### [TASK STATEMENT]
Reproduce the listing below exactly, beginning with its first line and ending with the line that holds "4 BANDES MONTÉE"; pictures are not part of the copy.

### [DATA SHOWN]
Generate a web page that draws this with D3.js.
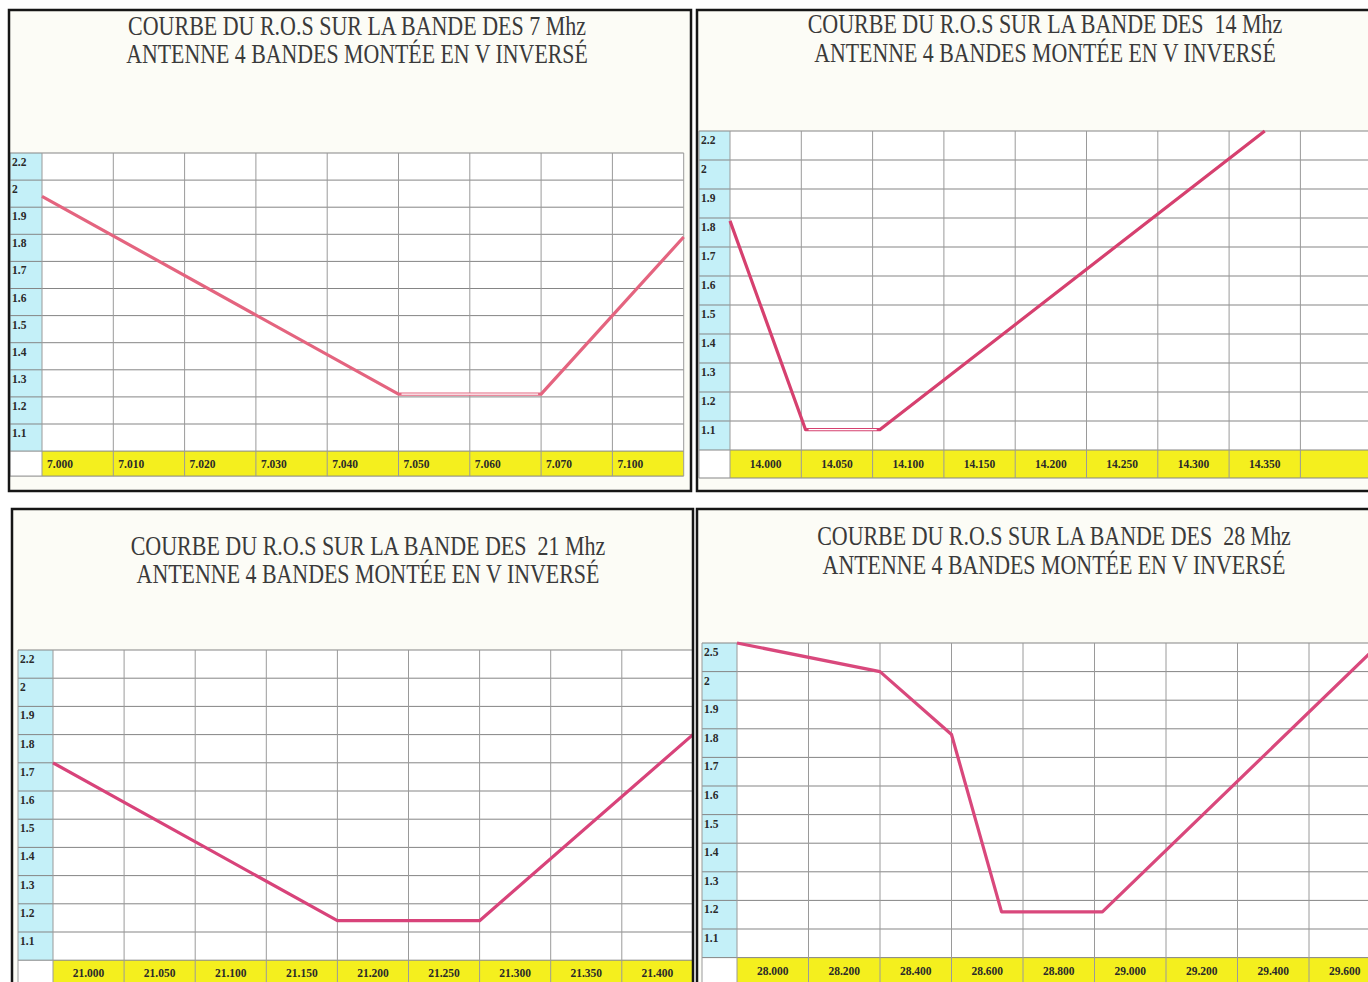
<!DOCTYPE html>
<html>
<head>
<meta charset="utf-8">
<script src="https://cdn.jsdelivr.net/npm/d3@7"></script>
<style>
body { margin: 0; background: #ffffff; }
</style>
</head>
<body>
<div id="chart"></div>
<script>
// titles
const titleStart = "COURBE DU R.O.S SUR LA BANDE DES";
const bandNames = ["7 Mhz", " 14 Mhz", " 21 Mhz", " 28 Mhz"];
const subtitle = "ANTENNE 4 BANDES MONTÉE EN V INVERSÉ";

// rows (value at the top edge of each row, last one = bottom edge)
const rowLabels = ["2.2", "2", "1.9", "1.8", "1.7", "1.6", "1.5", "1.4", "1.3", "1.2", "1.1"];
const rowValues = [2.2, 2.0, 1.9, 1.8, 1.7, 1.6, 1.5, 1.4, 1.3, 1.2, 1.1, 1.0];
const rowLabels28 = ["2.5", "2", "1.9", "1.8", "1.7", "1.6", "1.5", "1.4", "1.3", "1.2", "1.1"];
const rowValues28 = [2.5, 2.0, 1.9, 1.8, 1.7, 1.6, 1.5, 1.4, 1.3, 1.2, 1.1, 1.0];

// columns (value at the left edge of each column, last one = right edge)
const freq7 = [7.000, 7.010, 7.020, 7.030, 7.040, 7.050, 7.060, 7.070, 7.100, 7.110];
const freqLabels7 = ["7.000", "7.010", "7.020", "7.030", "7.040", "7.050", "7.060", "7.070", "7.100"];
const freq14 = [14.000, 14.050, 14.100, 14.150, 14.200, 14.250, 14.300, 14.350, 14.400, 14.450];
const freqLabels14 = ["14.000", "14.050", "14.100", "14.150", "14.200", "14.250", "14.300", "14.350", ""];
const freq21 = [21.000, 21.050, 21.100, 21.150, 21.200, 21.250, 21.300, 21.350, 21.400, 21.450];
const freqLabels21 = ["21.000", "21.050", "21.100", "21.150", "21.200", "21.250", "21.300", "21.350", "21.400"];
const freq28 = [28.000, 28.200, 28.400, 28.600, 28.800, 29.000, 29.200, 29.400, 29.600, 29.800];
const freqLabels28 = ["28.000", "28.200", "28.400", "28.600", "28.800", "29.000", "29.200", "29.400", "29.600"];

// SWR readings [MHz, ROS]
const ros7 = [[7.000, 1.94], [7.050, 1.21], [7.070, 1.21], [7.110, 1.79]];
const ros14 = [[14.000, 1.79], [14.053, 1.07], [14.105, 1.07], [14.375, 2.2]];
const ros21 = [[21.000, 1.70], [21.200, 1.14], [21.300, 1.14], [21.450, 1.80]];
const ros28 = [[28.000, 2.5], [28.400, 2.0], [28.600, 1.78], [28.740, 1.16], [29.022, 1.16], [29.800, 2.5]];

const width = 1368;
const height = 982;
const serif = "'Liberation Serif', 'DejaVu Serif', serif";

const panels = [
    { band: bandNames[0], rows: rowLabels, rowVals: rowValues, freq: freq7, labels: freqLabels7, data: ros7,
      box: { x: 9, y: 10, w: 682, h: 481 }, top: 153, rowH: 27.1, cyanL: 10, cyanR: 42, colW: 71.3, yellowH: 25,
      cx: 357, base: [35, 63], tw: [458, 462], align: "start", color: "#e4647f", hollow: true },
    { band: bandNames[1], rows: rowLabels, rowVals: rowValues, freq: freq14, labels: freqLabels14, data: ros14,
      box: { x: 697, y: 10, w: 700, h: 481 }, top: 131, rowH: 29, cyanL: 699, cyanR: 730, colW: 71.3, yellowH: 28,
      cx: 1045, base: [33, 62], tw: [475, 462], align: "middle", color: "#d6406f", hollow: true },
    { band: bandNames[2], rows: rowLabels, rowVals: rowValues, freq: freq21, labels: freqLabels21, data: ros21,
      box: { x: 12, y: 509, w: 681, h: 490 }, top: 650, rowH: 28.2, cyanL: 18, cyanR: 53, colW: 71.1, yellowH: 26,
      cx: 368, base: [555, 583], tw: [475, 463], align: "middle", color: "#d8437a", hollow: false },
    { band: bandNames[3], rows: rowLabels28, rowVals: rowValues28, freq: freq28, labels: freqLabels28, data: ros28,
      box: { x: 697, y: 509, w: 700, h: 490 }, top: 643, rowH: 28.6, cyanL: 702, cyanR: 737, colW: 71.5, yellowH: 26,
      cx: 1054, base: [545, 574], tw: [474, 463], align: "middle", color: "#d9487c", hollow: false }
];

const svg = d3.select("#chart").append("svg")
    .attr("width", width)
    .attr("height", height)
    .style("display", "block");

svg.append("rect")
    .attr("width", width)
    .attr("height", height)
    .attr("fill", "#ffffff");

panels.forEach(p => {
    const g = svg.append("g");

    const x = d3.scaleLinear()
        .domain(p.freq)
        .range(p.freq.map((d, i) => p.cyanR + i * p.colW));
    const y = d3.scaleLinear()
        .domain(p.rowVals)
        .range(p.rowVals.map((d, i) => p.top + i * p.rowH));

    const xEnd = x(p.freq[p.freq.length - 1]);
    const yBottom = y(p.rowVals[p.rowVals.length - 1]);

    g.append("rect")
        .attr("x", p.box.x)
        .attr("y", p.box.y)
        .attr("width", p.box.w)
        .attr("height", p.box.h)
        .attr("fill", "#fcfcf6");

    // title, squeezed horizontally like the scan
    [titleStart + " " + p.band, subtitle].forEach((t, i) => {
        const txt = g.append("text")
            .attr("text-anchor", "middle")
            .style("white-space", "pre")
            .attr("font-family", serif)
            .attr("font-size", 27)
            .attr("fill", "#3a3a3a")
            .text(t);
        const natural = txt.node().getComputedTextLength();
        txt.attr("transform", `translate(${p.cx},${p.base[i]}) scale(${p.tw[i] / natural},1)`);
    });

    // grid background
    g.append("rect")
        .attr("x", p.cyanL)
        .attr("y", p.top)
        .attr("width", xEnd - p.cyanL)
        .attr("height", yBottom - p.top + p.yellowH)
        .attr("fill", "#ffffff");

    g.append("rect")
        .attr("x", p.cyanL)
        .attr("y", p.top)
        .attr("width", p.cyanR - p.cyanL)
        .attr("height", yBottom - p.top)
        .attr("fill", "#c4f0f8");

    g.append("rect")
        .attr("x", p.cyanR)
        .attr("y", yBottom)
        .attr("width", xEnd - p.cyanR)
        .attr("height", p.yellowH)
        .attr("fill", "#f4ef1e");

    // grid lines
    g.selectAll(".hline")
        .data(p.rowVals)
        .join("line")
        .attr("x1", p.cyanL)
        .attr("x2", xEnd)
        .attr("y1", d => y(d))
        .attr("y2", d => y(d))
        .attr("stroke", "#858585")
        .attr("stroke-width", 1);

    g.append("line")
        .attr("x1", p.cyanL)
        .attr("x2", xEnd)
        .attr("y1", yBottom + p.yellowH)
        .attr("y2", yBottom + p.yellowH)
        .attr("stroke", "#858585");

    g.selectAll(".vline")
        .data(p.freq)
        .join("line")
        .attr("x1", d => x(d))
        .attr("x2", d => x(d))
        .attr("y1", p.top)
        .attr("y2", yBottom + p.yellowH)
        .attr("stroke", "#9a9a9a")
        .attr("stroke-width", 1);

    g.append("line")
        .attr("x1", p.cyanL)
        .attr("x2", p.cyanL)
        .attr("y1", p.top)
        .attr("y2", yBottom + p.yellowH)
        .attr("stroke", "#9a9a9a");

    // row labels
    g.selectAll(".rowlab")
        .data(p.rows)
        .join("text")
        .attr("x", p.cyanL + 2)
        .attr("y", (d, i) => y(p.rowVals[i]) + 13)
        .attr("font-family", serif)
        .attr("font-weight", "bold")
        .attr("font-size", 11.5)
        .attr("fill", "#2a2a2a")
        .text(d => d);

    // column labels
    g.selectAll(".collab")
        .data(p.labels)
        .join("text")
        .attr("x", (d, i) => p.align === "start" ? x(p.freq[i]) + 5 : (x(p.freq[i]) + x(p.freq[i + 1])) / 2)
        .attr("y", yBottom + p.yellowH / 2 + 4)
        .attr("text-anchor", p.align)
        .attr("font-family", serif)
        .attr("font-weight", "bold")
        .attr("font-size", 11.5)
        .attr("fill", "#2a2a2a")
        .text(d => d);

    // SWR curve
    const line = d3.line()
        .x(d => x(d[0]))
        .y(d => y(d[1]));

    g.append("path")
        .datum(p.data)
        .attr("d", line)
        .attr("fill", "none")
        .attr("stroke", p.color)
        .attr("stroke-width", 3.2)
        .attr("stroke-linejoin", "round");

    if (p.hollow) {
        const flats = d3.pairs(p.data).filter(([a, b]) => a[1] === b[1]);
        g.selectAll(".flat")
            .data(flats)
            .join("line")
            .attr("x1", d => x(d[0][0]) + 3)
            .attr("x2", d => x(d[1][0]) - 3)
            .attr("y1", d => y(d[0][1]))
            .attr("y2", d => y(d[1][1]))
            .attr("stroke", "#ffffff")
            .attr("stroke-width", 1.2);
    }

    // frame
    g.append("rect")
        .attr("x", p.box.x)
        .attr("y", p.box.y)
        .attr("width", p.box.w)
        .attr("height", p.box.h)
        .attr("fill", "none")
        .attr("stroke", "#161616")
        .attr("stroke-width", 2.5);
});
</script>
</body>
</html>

### [FINISHED TASK]
Generate a web page that draws this with D3.js.
<!DOCTYPE html>
<html>
<head>
<meta charset="utf-8">
<script src="https://cdn.jsdelivr.net/npm/d3@7"></script>
<style>
body { margin: 0; background: #ffffff; }
</style>
</head>
<body>
<div id="chart"></div>
<script>
// titles
const titleStart = "COURBE DU R.O.S SUR LA BANDE DES";
const bandNames = ["7 Mhz", " 14 Mhz", " 21 Mhz", " 28 Mhz"];
const subtitle = "ANTENNE 4 BANDES MONTÉE EN V INVERSÉ";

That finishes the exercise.